0
votes

Question: looking for Google Sheets regex that captures all instances of a string between [t- ] and outputs to the neighboring column cell as an array, or some other delimiter between matches.

For the following string, I'm trying to extract all instances of text between [t- ].

A1:

Lorem Ipsum [t- is simply] dummy text of the [t- printing] and typesetting [c- industry], so [d- it would make] sense that

Expected Output is an array of all occurrences in a single column:

B1:

[is simply, printing]

Or output could be any delimiter of match occurrences

is simply | printing

Trying the following with a single text within [t- ] works fine, but for multiple instances it extracts everything between open [t- of first occurrence and ] of last occurrence:

=REGEXEXTRACT(A1,"\[t- (.*)\]")

Leading to:

is simply]! dummy text of the [t- printing

I've also tried multiple capture groups, but this only works if I'm sure there's only two instances of text between [t- ]— there could be n instances per row. Also it doesn't output results to an arrary in one column, but spreads across multiple columns:

=regexextract(A1, "(\[t- (.*)\]).*(\[t- (.*)\])" )

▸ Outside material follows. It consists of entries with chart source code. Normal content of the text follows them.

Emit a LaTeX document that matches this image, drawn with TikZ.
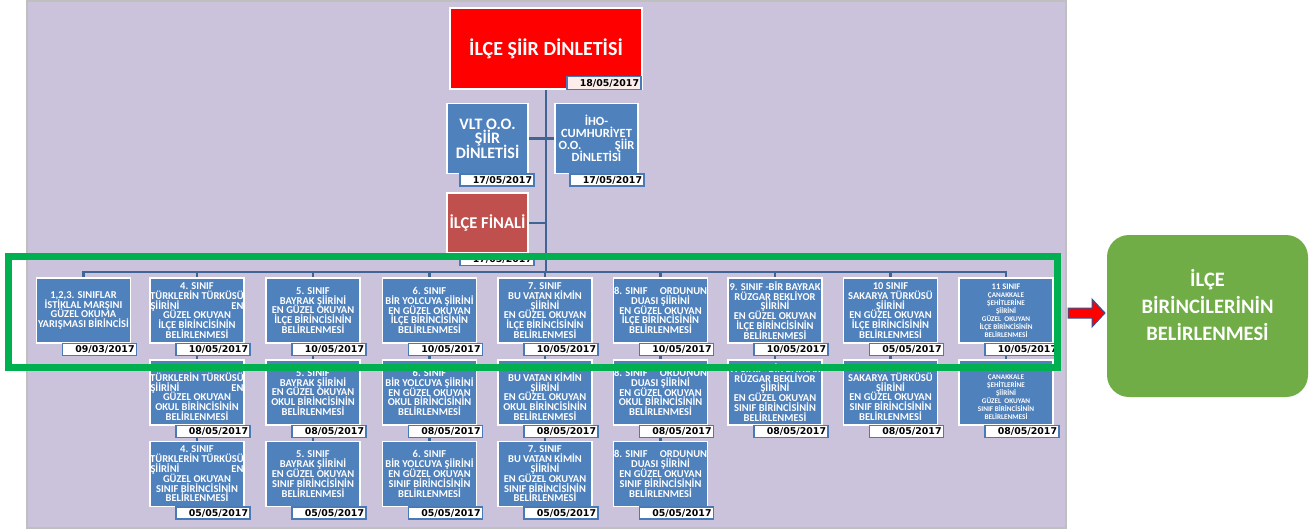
\documentclass[tikz,border=0pt]{standalone}
\usepackage{fontspec}
\setmainfont{Carlito}
\newfontfamily\datefont{DejaVu Sans}
\usetikzlibrary{calc}
\pgfdeclarelayer{bg}
\pgfdeclarelayer{conn}
\pgfsetlayers{bg,conn,main}
\definecolor{lav}{HTML}{CBC3DB}
\definecolor{boxblue}{HTML}{4F81BD}
\definecolor{tagblue}{HTML}{4A7AB5}
\definecolor{lineblue}{HTML}{3F6595}
\definecolor{finred}{HTML}{C0504D}
\definecolor{hgreen}{HTML}{00B050}
\definecolor{rgreen}{HTML}{70AD47}
\definecolor{arrowblue}{HTML}{2F5597}
\definecolor{pinktag}{HTML}{FDEDEC}
\newcommand\spr[2]{\makebox[93pt][s]{#1\hfill #2}}
\newcommand\tightlines{\lineskiplimit=-20pt\lineskip=0pt\relax}
\tikzset{
  sbox/.style={draw=white, line width=1.5pt, fill=boxblue, text=white,
    font=\bfseries\fontsize{10.5}{9.8}\selectfont\tightlines, align=center, inner sep=0pt,
    minimum width=94pt, minimum height=65pt},
  tinybox/.style={sbox, font=\bfseries\fontsize{7.2}{8}\selectfont\tightlines},
  tag/.style={draw=tagblue, line width=1.4pt, fill=white, text=black,
    font=\datefont\bfseries\fontsize{9.4}{9}\selectfont, inner xsep=2pt, inner ysep=0pt,
    text width=70pt, align=right, minimum height=12pt, anchor=north east},
  conn/.style={draw=lineblue, line width=2.2pt},
}
\newcommand\datetag[3]{\node[tag] (#1) at ($(#2.south east)+(6,-1)$) {#3};}
\begin{document}
\begin{tikzpicture}[x=1pt,y=-1pt]
\useasboundingbox (0,0) rectangle (1314,531);
\begin{pgfonlayer}{bg}
\fill[white] (0,0) rectangle (1314,531);
\filldraw[fill=lav, draw=black!25, line width=1.2pt] (27,1) rectangle (1066,528);
\end{pgfonlayer}

% top section
\node[draw=white, line width=1.5pt, fill=red, text=white, inner sep=0pt,
  minimum width=192pt, minimum height=81pt, font=\bfseries\fontsize{20}{22}\selectfont]
  (top) at (546,48.5) {İLÇE ŞİİR DİNLETİSİ};
\node[tag, fill=pinktag, minimum height=13pt] (toptag) at ($(top.south east)+(-1,-14)$) {18/05/2017};

\node[sbox, minimum width=81pt, minimum height=70pt, font=\bfseries\fontsize{16}{14.5}\selectfont\tightlines]
  (vlt) at (487.5,138.5) {VLT O.O.\\ŞİİR\\DİNLETİSİ};
\datetag{vlttag}{vlt}{17/05/2017}
\node[sbox, minimum width=83pt, minimum height=70pt, font=\bfseries\fontsize{12.5}{11.8}\selectfont\tightlines]
  (iho) at (596.5,138.5) {İHO-\\CUMHURİYET\\\makebox[76pt][s]{O.O.\hfill ŞİİR}\\DİNLETİSİ};
\datetag{ihotag}{iho}{17/05/2017}
\node[sbox, fill=finred, minimum width=81pt, minimum height=60pt, font=\bfseries\fontsize{16.5}{18}\selectfont]
  (fin) at (487.5,223) {İLÇE FİNALİ};
\datetag{fintag}{fin}{17/05/2017}
\coordinate (busmid) at (546,272);

% row 1
\node[sbox] (r1c1) at (83.5,310.5) {1,2,3. SINIFLAR\\İSTİKLAL MARŞINI\\GÜZEL OKUMA\\YARIŞMASI BİRİNCİSİ};
\node[sbox] (r1c2) at (197,310.5) {4. SINIF\\TÜRKLERİN TÜRKÜSÜ\\\spr{ŞİİRİNİ}{EN}\\GÜZEL OKUYAN\\İLÇE BİRİNCİSİNİN\\BELİRLENMESİ};
\node[sbox] (r1c3) at (313,310.5) {5. SINIF\\BAYRAK ŞİİRİNİ\\EN GÜZEL OKUYAN\\İLÇE BİRİNCİSİNİN\\BELİRLENMESİ};
\node[sbox] (r1c4) at (429.5,310.5) {6. SINIF\\BİR YOLCUYA ŞİİRİNİ\\EN GÜZEL OKUYAN\\İLÇE BİRİNCİSİNİN\\BELİRLENMESİ};
\node[sbox] (r1c5) at (545,310.5) {7. SINIF\\BU VATAN KİMİN\\ŞİİRİNİ\\EN GÜZEL OKUYAN\\İLÇE BİRİNCİSİNİN\\BELİRLENMESİ};
\node[sbox] (r1c6) at (660.5,310.5) {\spr{8. SINIF}{ORDUNUN}\\DUASI ŞİİRİNİ\\EN GÜZEL OKUYAN\\İLÇE BİRİNCİSİNİN\\BELİRLENMESİ};
\node[sbox] (r1c7) at (775,310.5) {9. SINIF -BİR BAYRAK\\RÜZGAR BEKLİYOR\\ŞİİRİNİ\\EN GÜZEL OKUYAN\\İLÇE BİRİNCİSİNİN\\BELİRLENMESİ};
\node[sbox] (r1c8) at (890.5,310.5) {10 SINIF\\SAKARYA TÜRKÜSÜ\\ŞİİRİNİ\\EN GÜZEL OKUYAN\\İLÇE BİRİNCİSİNİN\\BELİRLENMESİ};
\node[tinybox] (r1c9) at (1006,310.5) {{\fontsize{8.5}{8}\selectfont 11 SINIF}\\ÇANAKKALE\\ŞEHİTLERİNE\\ŞİİRİNİ\\GÜZEL\ \ OKUYAN\\İLÇE BİRİNCİSİNİN\\BELİRLENMESİ};
\datetag{t11}{r1c1}{09/03/2017}
\datetag{t12}{r1c2}{10/05/2017}
\datetag{t13}{r1c3}{10/05/2017}
\datetag{t14}{r1c4}{10/05/2017}
\datetag{t15}{r1c5}{10/05/2017}
\datetag{t16}{r1c6}{10/05/2017}
\datetag{t17}{r1c7}{10/05/2017}
\datetag{t18}{r1c8}{05/05/2017}
\datetag{t19}{r1c9}{10/05/2017}

% row 2
\node[sbox] (r2c2) at (197,392.5) {4. SINIF\\TÜRKLERİN TÜRKÜSÜ\\\spr{ŞİİRİNİ}{EN}\\GÜZEL OKUYAN\\OKUL BİRİNCİSİNİN\\BELİRLENMESİ};
\node[sbox] (r2c3) at (313,392.5) {5. SINIF\\BAYRAK ŞİİRİNİ\\EN GÜZEL OKUYAN\\OKUL BİRİNCİSİNİN\\BELİRLENMESİ};
\node[sbox] (r2c4) at (429.5,392.5) {6. SINIF\\BİR YOLCUYA ŞİİRİNİ\\EN GÜZEL OKUYAN\\OKUL BİRİNCİSİNİN\\BELİRLENMESİ};
\node[sbox] (r2c5) at (545,392.5) {7. SINIF\\BU VATAN KİMİN\\ŞİİRİNİ\\EN GÜZEL OKUYAN\\OKUL BİRİNCİSİNİN\\BELİRLENMESİ};
\node[sbox] (r2c6) at (660.5,392.5) {\spr{8. SINIF}{ORDUNUN}\\DUASI ŞİİRİNİ\\EN GÜZEL OKUYAN\\OKUL BİRİNCİSİNİN\\BELİRLENMESİ};
\node[sbox] (r2c7) at (775,392.5) {9. SINIF -BİR BAYRAK\\RÜZGAR BEKLİYOR\\ŞİİRİNİ\\EN GÜZEL OKUYAN\\SINIF BİRİNCİSİNİN\\BELİRLENMESİ};
\node[sbox] (r2c8) at (890.5,392.5) {10 SINIF\\SAKARYA TÜRKÜSÜ\\ŞİİRİNİ\\EN GÜZEL OKUYAN\\SINIF BİRİNCİSİNİN\\BELİRLENMESİ};
\node[tinybox] (r2c9) at (1006,392.5) {{\fontsize{8.5}{8}\selectfont 11 SINIF}\\ÇANAKKALE\\ŞEHİTLERİNE\\ŞİİRİNİ\\GÜZEL\ \ OKUYAN\\SINIF BİRİNCİSİNİN\\BELİRLENMESİ};
\datetag{t22}{r2c2}{08/05/2017}
\datetag{t23}{r2c3}{08/05/2017}
\datetag{t24}{r2c4}{08/05/2017}
\datetag{t25}{r2c5}{08/05/2017}
\datetag{t26}{r2c6}{08/05/2017}
\datetag{t27}{r2c7}{08/05/2017}
\datetag{t28}{r2c8}{08/05/2017}
\datetag{t29}{r2c9}{08/05/2017}

% row 3
\node[sbox] (r3c2) at (197,474) {4. SINIF\\TÜRKLERİN TÜRKÜSÜ\\\spr{ŞİİRİNİ}{EN}\\GÜZEL OKUYAN\\SINIF BİRİNCİSİNİN\\BELİRLENMESİ};
\node[sbox] (r3c3) at (313,474) {5. SINIF\\BAYRAK ŞİİRİNİ\\EN GÜZEL OKUYAN\\SINIF BİRİNCİSİNİN\\BELİRLENMESİ};
\node[sbox] (r3c4) at (429.5,474) {6. SINIF\\BİR YOLCUYA ŞİİRİNİ\\EN GÜZEL OKUYAN\\SINIF BİRİNCİSİNİN\\BELİRLENMESİ};
\node[sbox] (r3c5) at (545,474) {7. SINIF\\BU VATAN KİMİN\\ŞİİRİNİ\\EN GÜZEL OKUYAN\\SINIF BİRİNCİSİNİN\\BELİRLENMESİ};
\node[sbox] (r3c6) at (660.5,474) {\spr{8. SINIF}{ORDUNUN}\\DUASI ŞİİRİNİ\\EN GÜZEL OKUYAN\\SINIF BİRİNCİSİNİN\\BELİRLENMESİ};
\datetag{t32}{r3c2}{05/05/2017}
\datetag{t33}{r3c3}{05/05/2017}
\datetag{t34}{r3c4}{05/05/2017}
\datetag{t35}{r3c5}{05/05/2017}
\datetag{t36}{r3c6}{05/05/2017}

% connectors
\begin{pgfonlayer}{conn}
\draw[conn] (top.south) -- (busmid);
\draw[conn] (vlt.east) -- (vlt.east -| top.south);
\draw[conn] (iho.west) -- (iho.west -| top.south);
\draw[conn] (fin.east) -- (fin.east -| top.south);
\foreach \c in {1,...,9} { \draw[conn] (busmid) -| (r1c\c.north); }
\foreach \c in {2,...,9} { \draw[conn] (r1c\c.south) -- (r2c\c.north); }
\foreach \c in {2,...,6} { \draw[conn] (r2c\c.south) -- (r3c\c.north); }
\end{pgfonlayer}

% highlight frame
\node[draw=hgreen, line width=7pt, minimum width=1049pt, minimum height=111pt, inner sep=0pt] (hl) at (533.25,311.75) {};

% block arrow (drawn directly)
\filldraw[fill=red, draw=arrowblue, line width=1pt]
  (1068,308) -- (1092,308) -- (1092,299) -- (1105,313) -- (1092,327) -- (1092,318) -- (1068,318) -- cycle;
% result
\node[fill=rgreen, rounded corners=22pt, minimum width=201pt, minimum height=162pt, inner sep=0pt] (res) at (1207.5,316) {};
\node[text=white, font=\bfseries\fontsize{20.5}{27}\selectfont, align=center] (restext) at (1207.5,305) {İLÇE\\BİRİNCİLERİNİN\\BELİRLENMESİ};
\end{tikzpicture}
\end{document}
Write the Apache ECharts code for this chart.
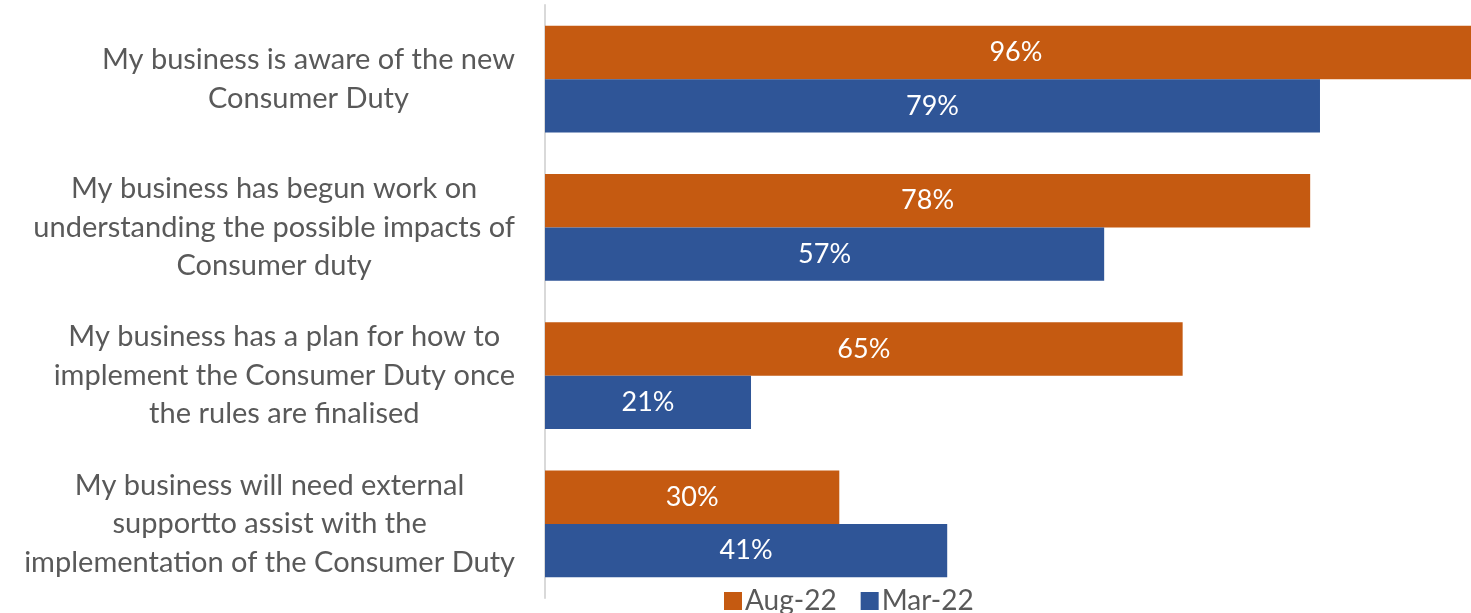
<!DOCTYPE html>
<html>
<head>
<meta charset="utf-8">
<script src="https://cdn.jsdelivr.net/npm/echarts@6/dist/echarts.min.js"></script>
<style>html,body{margin:0;padding:0;background:#fff}#c{width:1471px;height:613px}</style>
</head>
<body>
<div id="c"></div>
<script>
const categories = [
  "My business is aware of the new\nConsumer Duty",
  "My business has begun work on\nunderstanding the possible impacts of\nConsumer duty",
  "My business has a plan for how to\nimplement the Consumer Duty once\nthe rules are finalised",
  "My business will need external\nsupportto assist with the\nimplementation of the Consumer Duty"
];
const aug22 = [96, 78, 65, 30];
const mar22 = [79, 57, 21, 41];
const seriesNames = ["Aug-22", "Mar-22"];

const chart = echarts.init(document.getElementById('c'));
const font = 'Lato';
chart.setOption({
  animation: false,
  grid: { left: 545, top: 5, bottom: 15, width: 981, outerBoundsMode: 'none', containLabel: false },
  legend: {
    data: seriesNames,
    top: 582, left: 719,
    itemWidth: 18, itemHeight: 18, itemGap: 24,
    icon: 'rect',
    textStyle: { fontFamily: font, fontSize: 28, color: '#595959', padding: [0,0,0,-2] }
  },
  xAxis: { type: 'value', min: 0, max: 100, show: false },
  yAxis: {
    type: 'category', inverse: true, data: categories,
    axisTick: { show: false },
    axisLine: { lineStyle: { color: '#d9d9d9', width: 2 } },
    axisLabel: {
      margin: 30,
      formatter: v => v.split('\n').map(l => '{c|' + l + '}').join('\n'),
      rich: { c: { align: 'center', fontFamily: font, fontSize: 29, lineHeight: 38.5, color: '#595959' } }
    }
  },
  series: [
    { name: seriesNames[0], type: 'bar', data: aug22, barGap: '0%', barCategoryGap: '28%',
      itemStyle: { color: '#C55A11' },
      label: { show: true, position: 'inside', formatter: '{c}%', color: '#fff', fontFamily: font, fontSize: 27 } },
    { name: seriesNames[1], type: 'bar', data: mar22, barGap: '0%', barCategoryGap: '28%',
      itemStyle: { color: '#2F5597' },
      label: { show: true, position: 'inside', formatter: '{c}%', color: '#fff', fontFamily: font, fontSize: 27 } }
  ]
});
</script>
</body>
</html>
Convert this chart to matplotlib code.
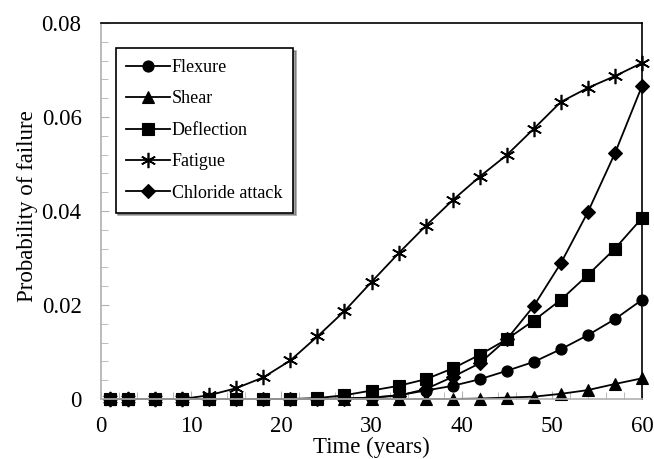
import matplotlib
matplotlib.use("Agg")
import matplotlib.pyplot as plt
from matplotlib.ticker import MultipleLocator, FuncFormatter

plt.rcParams['font.family'] = ['Liberation Serif', 'DejaVu Serif']

years = [1, 3, 6, 9, 12, 15, 18, 21, 24, 27, 30, 33, 36, 39, 42, 45, 48, 51, 54, 57, 60]
flexure = [0, 0, 0, 0, 0, 0, 0, 0, 0, 0.0001, 0.0003, 0.0008, 0.0018, 0.0028, 0.0042,
           0.0060, 0.0079, 0.0106, 0.0136, 0.0170, 0.0211]
shear = [0, 0, 0, 0, 0, 0, 0, 0, 0, 0, 0, 0, 0, 0, 0.0001, 0.0003, 0.0005, 0.0011,
         0.0019, 0.0032, 0.0044]
deflection = [0, 0, 0, 0, 0, 0, 0, 0, 0.0002, 0.0008, 0.0018, 0.0028, 0.0042, 0.0065,
              0.0094, 0.0127, 0.0167, 0.0211, 0.0264, 0.0320, 0.0385]
fatigue = [0, 0, 0, 0, 0.0008, 0.0023, 0.0046, 0.0082, 0.0133, 0.0187, 0.0249, 0.0310,
           0.0368, 0.0423, 0.0473, 0.0519, 0.0575, 0.0632, 0.0662, 0.0687, 0.0715]
chloride = [0, 0, 0, 0, 0, 0, 0, 0, 0, 0.0001, 0.0003, 0.0007, 0.0021, 0.0047, 0.0076,
            0.0127, 0.0198, 0.0289, 0.0398, 0.0523, 0.0666]

series = [
    ("Flexure", flexure, "o", 8),
    ("Shear", shear, "^", 8),
    ("Deflection", deflection, "s", 8),
    ("Fatigue", fatigue, (6, 2, 0), 11),
    ("Chloride attack", chloride, "D", 7),
]

fig = plt.figure(figsize=(6.54, 4.59), dpi=100)
ax = fig.add_axes([0.1544, 0.1307, 0.8273, 0.8193])

for name, vals, mk, ms in series:
    ax.plot(years, vals, color='black', lw=1.3, marker=mk, markersize=ms,
            markeredgewidth=1.2 if mk == (6, 2, 0) else 0.8, label=name, clip_on=False)

ax.set_xlim(0, 60)
ax.set_ylim(0, 0.08)
ax.xaxis.set_major_locator(MultipleLocator(10))
ax.xaxis.set_minor_locator(MultipleLocator(2))
ax.yaxis.set_major_locator(MultipleLocator(0.02))
ax.yaxis.set_minor_locator(MultipleLocator(0.004))
ax.yaxis.set_major_formatter(FuncFormatter(lambda v, p: "0" if v == 0 else f"{v:.2f}"))

for s in ['left', 'bottom']:
    ax.spines[s].set_color('#b0b0b0')
    ax.spines[s].set_linewidth(1.2)
for s in ['top', 'right']:
    ax.spines[s].set_color('black')
    ax.spines[s].set_linewidth(1.2)

ax.tick_params(axis='both', which='both', direction='in', color='#b0b0b0',
               labelsize=16.5)
ax.tick_params(axis='x', which='both', pad=12)
ax.tick_params(axis='y', which='both', pad=14)
ax.tick_params(axis='both', which='major', length=6)
ax.tick_params(axis='both', which='minor', length=5)

ax.set_xlabel("Time (years)", fontsize=16.5, labelpad=0)
ax.set_ylabel("Probability of failure", fontsize=16.5)
ax.yaxis.set_label_coords(-0.117, 0.513)

leg = ax.legend(loc='upper left', bbox_to_anchor=(0.027, 0.933),
                prop={'family': 'Liberation Serif', 'size': 13},
                frameon=True, fancybox=False, shadow=True, edgecolor='black',
                handlelength=2.4, handletextpad=0.1, labelspacing=0.8,
                borderpad=0.6, borderaxespad=0)
leg.get_frame().set_linewidth(1.2)

fig.savefig("out.png", dpi=100)
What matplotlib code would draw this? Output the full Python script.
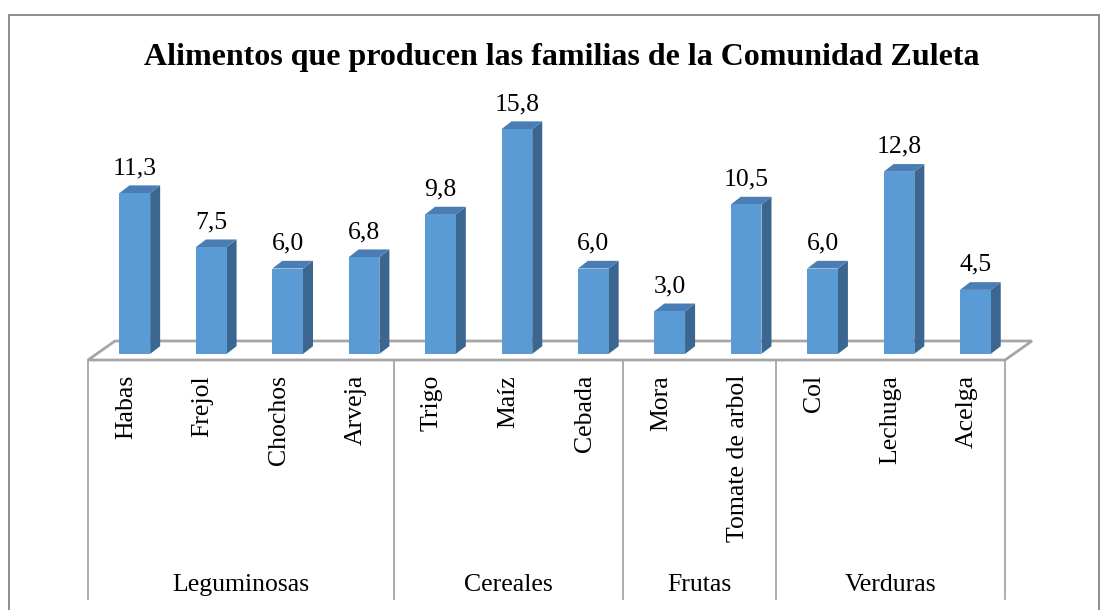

EDIT: I've received a couple answers with Regex that works for other tools/languages (e.g., PHP or Javascript) but not Google Sheets. Here's the Google Sheets Regex Syntax.

EDIT 2: The above sample string has other text inside brackets marked with other letters, e.g., [c- industry] and [d- it would make]. These should not be included. Only texted in [t- ] (with a "t-") should be returned.

2
Try \[t-([^]]*)\]. You can check and get an explanation here regex101.com/r/iemQDb/1. - Andrei Odegov
@AndreiOdegov this only gets the first occurrence - Growler
what about REGEXREPLACE and the (?:^|\])[^\[]*(?:\[t-|$) regex? check here regex101.com/r/WwFjcy/1. - Andrei Odegov
@AndreiOdegov this works better, but this also gets text inside brackets with other characters, e.g., [c- ], or [d- ]. It needs to only get texts within [t- ] and ignore replacing text when there's other brackets (like [c- ] or [d- ]) - Growler

2 Answers

4
votes

Similar to the technique used here,

  • REGEXREPLACE all [t-.*] to (.*)
  • Provide the resulting expression from above as the regex to REGEXEXTRACT
  • \Q..\E is used to escape other characters

    =REGEXEXTRACT(A1, "\Q"&REGEXREPLACE(A1,"\[t-[^]]+\]","\\E(.*)\\Q")&"\E")
    

Alternatively, With just REGEXREPLACE to delimit,

=REGEXREPLACE(A1,"(^|\])(.*?)(\[t-|$)","$1|$3")
=SPLIT(REGEXREPLACE(A1,"(^|\])(.*?)(\[t-|$)","$1|$3"),"|")

Replace all characters .* that

  • Start with ] or start of string ^
  • End with [t- or end of string $

with ]|[t-

2
votes

bulletproof solution:

="["&JOIN(", ", ARRAYFORMULA(REGEXREPLACE(
 QUERY(SPLIT(TRANSPOSE(SPLIT(A1, "[")), "]"), 
 "select Col1 where Col1 contains 't- '", 0), 
 "t- ", "")))&"]"

__________________________________________________________

=JOIN(" | ", ARRAYFORMULA(REGEXREPLACE(
 QUERY(SPLIT(TRANSPOSE(SPLIT(A1, "[")), "]"), 
 "select Col1 where Col1 contains 't- '", 0), 
 "t- ", "")))